Приглашение в зенит | страница 29



— Хотя бы про эту планету расскажите. Какая она? Похожа на Землю? Поля здесь зеленые, небо голубое? Лето сейчас или зима?

— Не лето, не зима, и зелени никакой. Это искусственная планета. Межзвездный вокзал. Ни полей, ни лесов, одни коридоры. — И торопливо встает, уклоняясь от расспросов: — Доктора не велели вам разговаривать.

— Ох, уж эти доктора, везде они одинаковы!

Обман чудовищный! Все неправда! Кому же верить теперь?

Впрочем, надо взять себя в руки, успокоиться, записать по порядку.

Болеть на чужбине плохо, выздоравливать еще хуже. Впрочем, это я уже писал. За окном чужая планета, а с постели не спускают, пичкают микстурами, тугой компресс на лбу.

А чувствую я себя не скверно, ем с аппетитом, боли все реже. И всего‑то пять шагов до окна.

Как раз врачей не было, все ушли на обход, Гилика унесли для технической профилактики. Ну вот спустил я ноги потихонечку, голову высвободил из компресса, шаг, другой… пятый. Смотрю в окно.

Кошмар!!!

Опять бред первых дней болезни, ужасные видения зоофантастики: жуки с моноклями, сросшиеся ежи, амебы с крыльями. Бегут, ползают, скачут, воют, как нечисть из “Вия”. Меня заметили, вылупили глаза, языки вытянули, ощерили пасти…

— В кровать скорее! — Это уже сзади хрипят, за спиной.

Оглянулся. В дверях самый страшный: голый череп с пятнистой кожей. Я завопил, глаза зажмурил…

Слышу голос Граве:

— В постель, голубчик, в постель! И компресс на голову! Скорее, скорее!

А я и кровати не вижу. И стен нет, какие‑то трубки, цветные струи колышутся. Вой, писк, треск. Уж не помню как, ощупью забрался на матрац, глаза закрыл, всунул голову в повязку.

Снова голос Граве:

— Откройте глаза, не бойтесь. Все прошло.

Чуть разлепил веки. Верно, исчез кошмар. Идет от двери мой спутник, ноги волочит, отдувается, такой рыхлый, обыденный, лицо жалостливое.

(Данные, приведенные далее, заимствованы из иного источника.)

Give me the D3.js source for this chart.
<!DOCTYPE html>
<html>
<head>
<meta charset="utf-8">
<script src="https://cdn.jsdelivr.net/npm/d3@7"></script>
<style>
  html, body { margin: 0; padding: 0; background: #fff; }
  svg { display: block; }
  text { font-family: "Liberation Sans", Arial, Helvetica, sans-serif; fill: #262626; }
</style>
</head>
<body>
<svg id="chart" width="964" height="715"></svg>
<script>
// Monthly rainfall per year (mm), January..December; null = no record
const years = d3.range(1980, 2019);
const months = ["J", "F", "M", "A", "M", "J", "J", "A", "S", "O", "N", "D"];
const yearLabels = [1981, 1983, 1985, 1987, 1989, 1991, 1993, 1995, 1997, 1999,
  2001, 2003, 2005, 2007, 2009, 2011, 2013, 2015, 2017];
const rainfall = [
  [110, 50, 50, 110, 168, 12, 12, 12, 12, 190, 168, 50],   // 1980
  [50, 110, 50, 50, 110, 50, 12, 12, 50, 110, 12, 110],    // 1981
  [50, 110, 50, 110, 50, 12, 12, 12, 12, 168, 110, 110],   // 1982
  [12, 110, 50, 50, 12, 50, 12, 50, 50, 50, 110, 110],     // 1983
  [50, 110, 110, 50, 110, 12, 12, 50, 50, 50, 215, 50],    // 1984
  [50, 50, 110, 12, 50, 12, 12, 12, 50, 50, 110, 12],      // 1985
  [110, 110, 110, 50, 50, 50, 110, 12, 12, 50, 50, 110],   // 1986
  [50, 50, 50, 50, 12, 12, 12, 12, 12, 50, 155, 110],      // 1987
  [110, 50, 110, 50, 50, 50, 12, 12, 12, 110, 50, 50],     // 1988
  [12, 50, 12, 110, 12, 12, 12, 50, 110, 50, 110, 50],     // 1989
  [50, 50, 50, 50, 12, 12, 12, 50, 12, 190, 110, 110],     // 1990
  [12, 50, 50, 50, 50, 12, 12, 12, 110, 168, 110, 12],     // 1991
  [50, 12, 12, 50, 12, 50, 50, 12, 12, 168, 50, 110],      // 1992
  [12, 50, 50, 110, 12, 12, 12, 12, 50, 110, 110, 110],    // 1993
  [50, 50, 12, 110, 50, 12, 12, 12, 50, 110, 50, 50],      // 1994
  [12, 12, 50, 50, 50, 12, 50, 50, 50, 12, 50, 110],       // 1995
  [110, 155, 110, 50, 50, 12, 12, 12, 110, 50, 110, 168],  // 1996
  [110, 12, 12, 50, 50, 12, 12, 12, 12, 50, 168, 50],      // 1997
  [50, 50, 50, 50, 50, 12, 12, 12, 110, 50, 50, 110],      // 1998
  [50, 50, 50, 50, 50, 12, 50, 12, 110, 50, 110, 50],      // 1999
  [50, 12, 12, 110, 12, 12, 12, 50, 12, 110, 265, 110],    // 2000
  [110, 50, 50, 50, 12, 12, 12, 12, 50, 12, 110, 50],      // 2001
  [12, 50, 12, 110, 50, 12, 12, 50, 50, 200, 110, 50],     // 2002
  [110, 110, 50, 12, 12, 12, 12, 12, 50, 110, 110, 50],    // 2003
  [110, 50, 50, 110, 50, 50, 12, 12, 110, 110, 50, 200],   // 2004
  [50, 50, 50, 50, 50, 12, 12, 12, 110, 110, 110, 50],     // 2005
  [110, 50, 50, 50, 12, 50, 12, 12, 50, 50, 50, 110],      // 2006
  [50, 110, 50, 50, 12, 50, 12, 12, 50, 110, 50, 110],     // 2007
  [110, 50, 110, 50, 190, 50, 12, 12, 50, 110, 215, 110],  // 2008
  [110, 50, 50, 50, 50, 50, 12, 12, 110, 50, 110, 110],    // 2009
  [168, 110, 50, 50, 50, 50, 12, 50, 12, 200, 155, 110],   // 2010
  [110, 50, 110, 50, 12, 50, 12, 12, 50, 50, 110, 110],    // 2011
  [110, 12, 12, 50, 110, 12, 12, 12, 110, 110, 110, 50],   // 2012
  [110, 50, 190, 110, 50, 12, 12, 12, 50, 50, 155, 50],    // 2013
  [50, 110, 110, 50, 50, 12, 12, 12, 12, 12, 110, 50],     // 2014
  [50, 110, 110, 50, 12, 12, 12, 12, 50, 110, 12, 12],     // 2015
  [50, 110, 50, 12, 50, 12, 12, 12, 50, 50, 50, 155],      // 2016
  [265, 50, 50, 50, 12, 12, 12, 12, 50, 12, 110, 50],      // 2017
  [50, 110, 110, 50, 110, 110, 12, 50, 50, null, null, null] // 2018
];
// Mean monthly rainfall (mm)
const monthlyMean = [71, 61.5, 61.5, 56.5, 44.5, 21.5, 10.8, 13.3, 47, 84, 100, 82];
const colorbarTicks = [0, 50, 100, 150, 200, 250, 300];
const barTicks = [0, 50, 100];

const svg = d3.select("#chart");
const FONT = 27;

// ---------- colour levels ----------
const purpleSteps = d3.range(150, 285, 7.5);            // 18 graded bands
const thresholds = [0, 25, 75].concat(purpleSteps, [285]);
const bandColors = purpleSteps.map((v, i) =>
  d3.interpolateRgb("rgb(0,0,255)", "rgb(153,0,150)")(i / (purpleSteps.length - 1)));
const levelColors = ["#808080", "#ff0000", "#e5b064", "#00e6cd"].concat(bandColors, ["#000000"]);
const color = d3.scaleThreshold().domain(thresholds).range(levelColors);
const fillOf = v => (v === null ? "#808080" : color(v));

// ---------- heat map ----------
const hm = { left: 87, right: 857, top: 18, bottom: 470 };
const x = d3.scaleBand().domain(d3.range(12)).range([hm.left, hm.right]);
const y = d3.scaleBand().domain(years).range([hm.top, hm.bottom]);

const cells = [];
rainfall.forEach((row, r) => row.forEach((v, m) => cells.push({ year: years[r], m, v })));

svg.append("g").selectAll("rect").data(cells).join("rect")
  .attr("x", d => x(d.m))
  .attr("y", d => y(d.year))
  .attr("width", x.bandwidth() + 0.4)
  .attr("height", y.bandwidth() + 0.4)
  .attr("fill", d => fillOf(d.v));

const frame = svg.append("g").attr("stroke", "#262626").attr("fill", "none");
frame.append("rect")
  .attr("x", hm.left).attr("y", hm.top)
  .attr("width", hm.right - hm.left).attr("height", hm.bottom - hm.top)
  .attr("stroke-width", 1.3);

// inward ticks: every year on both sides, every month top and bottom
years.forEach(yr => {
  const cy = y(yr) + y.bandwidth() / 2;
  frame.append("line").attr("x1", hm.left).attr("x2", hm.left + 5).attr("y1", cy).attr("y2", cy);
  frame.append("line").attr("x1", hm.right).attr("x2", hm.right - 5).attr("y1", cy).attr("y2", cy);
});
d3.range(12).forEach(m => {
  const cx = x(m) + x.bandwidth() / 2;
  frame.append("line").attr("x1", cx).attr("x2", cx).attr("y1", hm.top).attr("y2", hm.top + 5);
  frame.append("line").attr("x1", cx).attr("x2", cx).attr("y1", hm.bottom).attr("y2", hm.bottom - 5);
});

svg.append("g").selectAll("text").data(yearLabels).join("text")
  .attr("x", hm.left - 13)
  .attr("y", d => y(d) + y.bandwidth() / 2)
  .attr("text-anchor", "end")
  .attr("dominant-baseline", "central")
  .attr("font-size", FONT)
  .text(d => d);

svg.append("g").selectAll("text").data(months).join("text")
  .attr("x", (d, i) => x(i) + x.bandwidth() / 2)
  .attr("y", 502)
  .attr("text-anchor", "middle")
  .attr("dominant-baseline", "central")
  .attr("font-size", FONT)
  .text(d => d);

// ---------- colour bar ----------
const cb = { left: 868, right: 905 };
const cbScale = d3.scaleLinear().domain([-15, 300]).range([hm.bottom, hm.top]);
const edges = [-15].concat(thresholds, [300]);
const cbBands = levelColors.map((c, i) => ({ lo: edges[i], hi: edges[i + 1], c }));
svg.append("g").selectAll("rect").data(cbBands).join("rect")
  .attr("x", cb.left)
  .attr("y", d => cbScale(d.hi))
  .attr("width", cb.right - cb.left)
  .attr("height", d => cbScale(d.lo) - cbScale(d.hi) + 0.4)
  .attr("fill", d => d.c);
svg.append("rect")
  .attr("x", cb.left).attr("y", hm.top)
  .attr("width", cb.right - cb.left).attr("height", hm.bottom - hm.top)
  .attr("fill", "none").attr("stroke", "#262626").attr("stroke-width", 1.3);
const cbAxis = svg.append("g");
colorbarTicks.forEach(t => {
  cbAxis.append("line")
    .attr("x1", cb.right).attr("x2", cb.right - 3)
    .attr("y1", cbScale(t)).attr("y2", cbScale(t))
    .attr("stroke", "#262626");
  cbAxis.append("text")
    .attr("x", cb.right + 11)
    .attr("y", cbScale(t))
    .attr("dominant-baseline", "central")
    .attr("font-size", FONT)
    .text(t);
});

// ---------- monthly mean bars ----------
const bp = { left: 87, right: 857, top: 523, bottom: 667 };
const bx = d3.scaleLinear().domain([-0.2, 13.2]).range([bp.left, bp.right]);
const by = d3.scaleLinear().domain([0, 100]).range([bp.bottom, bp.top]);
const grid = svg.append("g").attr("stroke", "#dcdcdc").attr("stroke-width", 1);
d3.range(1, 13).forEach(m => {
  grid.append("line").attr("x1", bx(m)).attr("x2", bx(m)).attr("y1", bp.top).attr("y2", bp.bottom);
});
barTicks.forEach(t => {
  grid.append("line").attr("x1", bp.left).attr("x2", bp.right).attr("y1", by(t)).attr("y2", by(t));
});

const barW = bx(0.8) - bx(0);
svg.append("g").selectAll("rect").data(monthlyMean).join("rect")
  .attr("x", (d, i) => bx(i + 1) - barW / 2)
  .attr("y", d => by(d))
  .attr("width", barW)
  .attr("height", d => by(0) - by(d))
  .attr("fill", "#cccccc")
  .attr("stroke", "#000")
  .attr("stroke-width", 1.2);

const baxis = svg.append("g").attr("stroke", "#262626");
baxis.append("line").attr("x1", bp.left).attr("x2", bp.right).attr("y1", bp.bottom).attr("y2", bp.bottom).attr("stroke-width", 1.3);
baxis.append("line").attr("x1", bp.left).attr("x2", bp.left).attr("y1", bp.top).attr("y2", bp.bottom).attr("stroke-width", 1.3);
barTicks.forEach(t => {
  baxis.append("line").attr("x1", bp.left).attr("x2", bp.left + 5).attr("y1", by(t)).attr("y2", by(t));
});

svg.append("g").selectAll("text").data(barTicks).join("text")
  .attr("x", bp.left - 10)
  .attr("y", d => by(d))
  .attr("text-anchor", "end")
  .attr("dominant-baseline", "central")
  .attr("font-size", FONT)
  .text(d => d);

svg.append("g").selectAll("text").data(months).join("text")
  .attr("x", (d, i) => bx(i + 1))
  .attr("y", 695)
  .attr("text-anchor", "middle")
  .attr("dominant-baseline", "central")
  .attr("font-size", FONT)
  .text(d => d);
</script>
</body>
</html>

— Плохи мои дела, Граве, — говорю и сам удивляюсь, какой у меня плаксивый голос. — Схожу с ума. Галлюцинации среди бела дня. Мертвецы видятся с трупными пятнами.

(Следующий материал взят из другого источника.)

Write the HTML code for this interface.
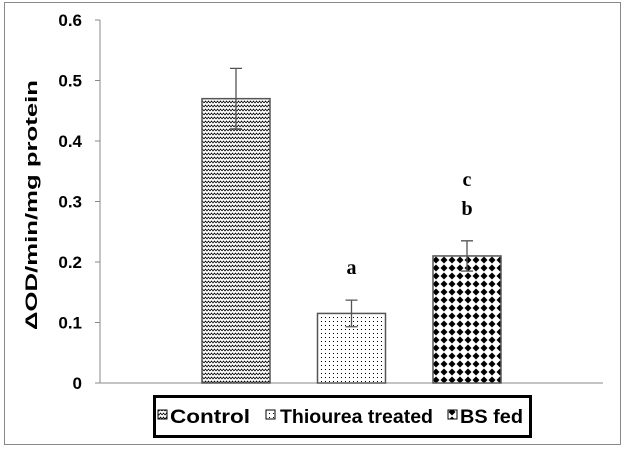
<!DOCTYPE html>
<html><head><meta charset="utf-8"><style>
body{margin:0;background:#fff}
svg{display:block;font-family:"Liberation Sans",Arial,sans-serif}
</style></head><body>
<svg width="627" height="449" viewBox="0 0 627 449">
<defs>
<pattern id="pZig" width="6" height="4" patternUnits="userSpaceOnUse">
<rect width="6" height="4" fill="#fff"/>
<polyline points="0,3 1.5,1 3,3 4.5,1 6,3" fill="none" stroke="#000" stroke-width="0.8"/>
</pattern>
<pattern id="pDot" width="4" height="4" patternUnits="userSpaceOnUse">
<rect width="4" height="4" fill="#fff"/><rect x="1" y="1" width="1" height="1" fill="#000"/>
</pattern>
<pattern id="pDia" width="8" height="8" patternUnits="userSpaceOnUse">
<rect width="8" height="8" fill="#fff"/>
<polygon points="4,0.5 7.5,4 4,7.5 0.5,4" fill="#000"/>
</pattern>
</defs>
<rect x="4.5" y="2.5" width="616" height="442" fill="#fff" stroke="#888"/>
<g id="plot"></g>
<g>
<rect x="154.5" y="396.5" width="376" height="40" fill="#fff" stroke="#000" stroke-width="3"/>
<g>
<rect x="158" y="410" width="9" height="9" fill="url(#pZig)" stroke="#000"/>
<text x="170" y="423" font-size="19" font-weight="bold" textLength="80" lengthAdjust="spacingAndGlyphs">Control</text></g>
<g>
<rect x="266" y="410" width="9" height="9" fill="url(#pDot)" stroke="#000"/>
<text x="280" y="423" font-size="19" font-weight="bold" textLength="153" lengthAdjust="spacingAndGlyphs">Thiourea treated</text></g>
<g>
<rect x="448" y="410" width="9" height="9" fill="url(#pDia)" stroke="#000"/>
<text x="460" y="423" font-size="19" font-weight="bold" textLength="63" lengthAdjust="spacingAndGlyphs">BS fed</text></g>
</g>
<text transform="translate(37,205) rotate(-90)" text-anchor="middle" font-size="17" font-weight="bold" textLength="250" lengthAdjust="spacingAndGlyphs">ΔOD/min/mg protein</text>
</svg>
<script>
const categories=["Control","Thiourea treated","BS fed"];
const values=[0.47,0.115,0.21];
const errors=[0.05,0.022,0.025];
const letters=[[],["a"],["b","c"]];
const ticks=[0,0.1,0.2,0.3,0.4,0.5,0.6];
const fills=["url(#pZig)","url(#pDot)","url(#pDia)"];
const NS="http://www.w3.org/2000/svg";
const g=document.getElementById("plot");
const y0=383,yTop=20,yMax=0.6,xL=100,xR=603;
const y=v=>y0-(v/yMax)*(y0-yTop);
const x=i=>236+i*115.5;
function mk(t,a){const e=document.createElementNS(NS,t);for(const k in a)e.setAttribute(k,a[k]);g.appendChild(e);return e;}
let ax=mk("line",{x1:xL,y1:yTop,x2:xL,y2:y0,stroke:"#888"});


let bx=mk("line",{x1:xL,y1:y0,x2:xR,y2:y0,stroke:"#888"});


ticks.forEach(t=>{
 let l=mk("line",{x1:xL-5,y1:y(t),x2:xL,y2:y(t),stroke:"#888"});
 
 
 let tx=mk("text",{x:82,y:y(t)+6,"text-anchor":"end","font-size":"17","font-weight":"bold"});
 tx.textContent=t===0?"0":t.toFixed(1);
 
 
});
values.forEach((v,i)=>{
 const cx=x(i),w=68;
 let r=mk("rect",{x:cx-w/2,y:y(v),width:w,height:y0-y(v),fill:fills[i],stroke:"#555","stroke-width":1.5});
 
 
 const t=y(v+errors[i]),b=y(v-errors[i]);
 let e=mk("path",{d:`M${cx},${t}V${b}M${cx-6},${t}H${cx+6}M${cx-6},${b}H${cx+6}`,stroke:"#555","stroke-width":1.3,fill:"none"});
 
 
 letters[i].forEach((L,j)=>{
  let tx=mk("text",{x:cx,y:t-26-j*29,"text-anchor":"middle","font-size":"20","font-weight":"bold","font-family":"Liberation Serif, serif"});
  tx.textContent=L;
  
  
 });
});
</script>
</body></html>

Граве тяжело вздыхает. Так вздыхают, решаясь на неприятное признание. Берет меня за руку, поглаживает успокаивая:

— Это вы меня видели, голубчик. Так я выгляжу на самом деле, без анапода.

Анапод, как выясняется, — специальный прибор у меня на голове, который я принимал за компресс.

Если сдвинуть его со лба, передо мной пятнистый скелет, чудище из страшной сказки.

Если надвинуть, возвращается в кресло тучный старик, сутуловатый, рыхлый, смотрит на меня участливо.